▶ **PROBLEM REQUIREMENTS**
Omit all images. Transcribe the rest of the material below exactly.

▶ **SUPPLIED DATA**
=-=-=

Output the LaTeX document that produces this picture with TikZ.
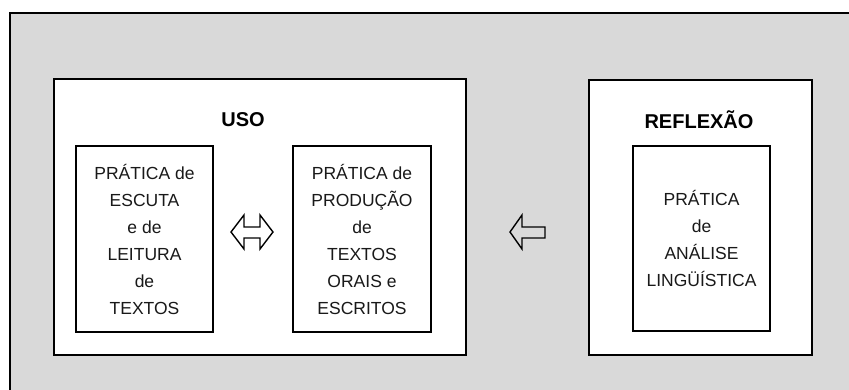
\documentclass[tikz,border=0pt]{standalone}
\usepackage{fontspec}
\setmainfont{Liberation Sans}
\definecolor{bggray}{HTML}{D9D9D9}
\begin{document}
\begin{tikzpicture}[x=1pt,y=-1pt,
  box/.style={draw=black,line width=2.5pt,fill=white,inner sep=0pt},
  txt/.style={align=center,text=black!90,font=\fontsize{17.5}{27}\selectfont},
  ttl/.style={font=\bfseries\fontsize{20}{22}\selectfont},
  blk/.style={draw=black,line width=1.4pt,line join=miter}]
\useasboundingbox (0,0) rectangle (849,389);
\clip (0,0) rectangle (849,389);
\fill[white] (0,0) rectangle (849,389);
\draw[fill=bggray,line width=2pt] (10,13) rectangle (880,420);
% USO
\node[box,minimum width=412,minimum height=276] (uso) at (260,217) {};
\node[ttl] (usot) at (243,120) {USO};
\node[box,txt,minimum width=137,minimum height=186] (esc) at (144.5,239)
  {PRÁTICA de\\ESCUTA\\e de\\LEITURA\\de\\TEXTOS};
\node[box,txt,minimum width=138,minimum height=186] (prod) at (362,239)
  {PRÁTICA de\\PRODUÇÃO\\de\\TEXTOS\\ORAIS e\\ESCRITOS};
% REFLEXAO
\node[box,minimum width=223,minimum height=275] (ref) at (700.5,217.5) {};
\node[ttl] (reft) at (699,120) {REFLEXÃO};
\node[box,txt,minimum width=137,minimum height=185] (ana) at (701.5,238.5)
  {PRÁTICA\\de\\ANÁLISE\\LINGÜÍSTICA};
% double arrow
\draw[blk] (231,232) -- (244,215) -- (244,227) -- (260,227) -- (260,215)
  -- (273,232) -- (260,249) -- (260,238) -- (244,238) -- (244,249) -- cycle;
% single arrow
\draw[blk] (510,232) -- (522,215) -- (522,227) -- (545,227) -- (545,238)
  -- (522,238) -- (522,249) -- cycle;
\end{tikzpicture}
\end{document}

=-=-=

▶ **RESPONSE FOR THIS EXERCISE**
Output the LaTeX document that produces this picture with TikZ.
\documentclass[tikz,border=0pt]{standalone}
\usepackage{fontspec}
\setmainfont{Liberation Sans}
\definecolor{bggray}{HTML}{D9D9D9}
\begin{document}
\begin{tikzpicture}[x=1pt,y=-1pt,
  box/.style={draw=black,line width=2.5pt,fill=white,inner sep=0pt},
  txt/.style={align=center,text=black!90,font=\fontsize{17.5}{27}\selectfont},
  ttl/.style={font=\bfseries\fontsize{20}{22}\selectfont},
  blk/.style={draw=black,line width=1.4pt,line join=miter}]
\useasboundingbox (0,0) rectangle (849,389);
\clip (0,0) rectangle (849,389);
\fill[white] (0,0) rectangle (849,389);
\draw[fill=bggray,line width=2pt] (10,13) rectangle (880,420);
% USO
\node[box,minimum width=412,minimum height=276] (uso) at (260,217) {};
\node[ttl] (usot) at (243,120) {USO};
\node[box,txt,minimum width=137,minimum height=186] (esc) at (144.5,239)
  {PRÁTICA de\\ESCUTA\\e de\\LEITURA\\de\\TEXTOS};
\node[box,txt,minimum width=138,minimum height=186] (prod) at (362,239)
  {PRÁTICA de\\PRODUÇÃO\\de\\TEXTOS\\ORAIS e\\ESCRITOS};
% REFLEXAO
\node[box,minimum width=223,minimum height=275] (ref) at (700.5,217.5) {};
\node[ttl] (reft) at (699,120) {REFLEXÃO};
\node[box,txt,minimum width=137,minimum height=185] (ana) at (701.5,238.5)
  {PRÁTICA\\de\\ANÁLISE\\LINGÜÍSTICA};
% double arrow
\draw[blk] (231,232) -- (244,215) -- (244,227) -- (260,227) -- (260,215)
  -- (273,232) -- (260,249) -- (260,238) -- (244,238) -- (244,249) -- cycle;
% single arrow
\draw[blk] (510,232) -- (522,215) -- (522,227) -- (545,227) -- (545,238)
  -- (522,238) -- (522,249) -- cycle;
\end{tikzpicture}
\end{document}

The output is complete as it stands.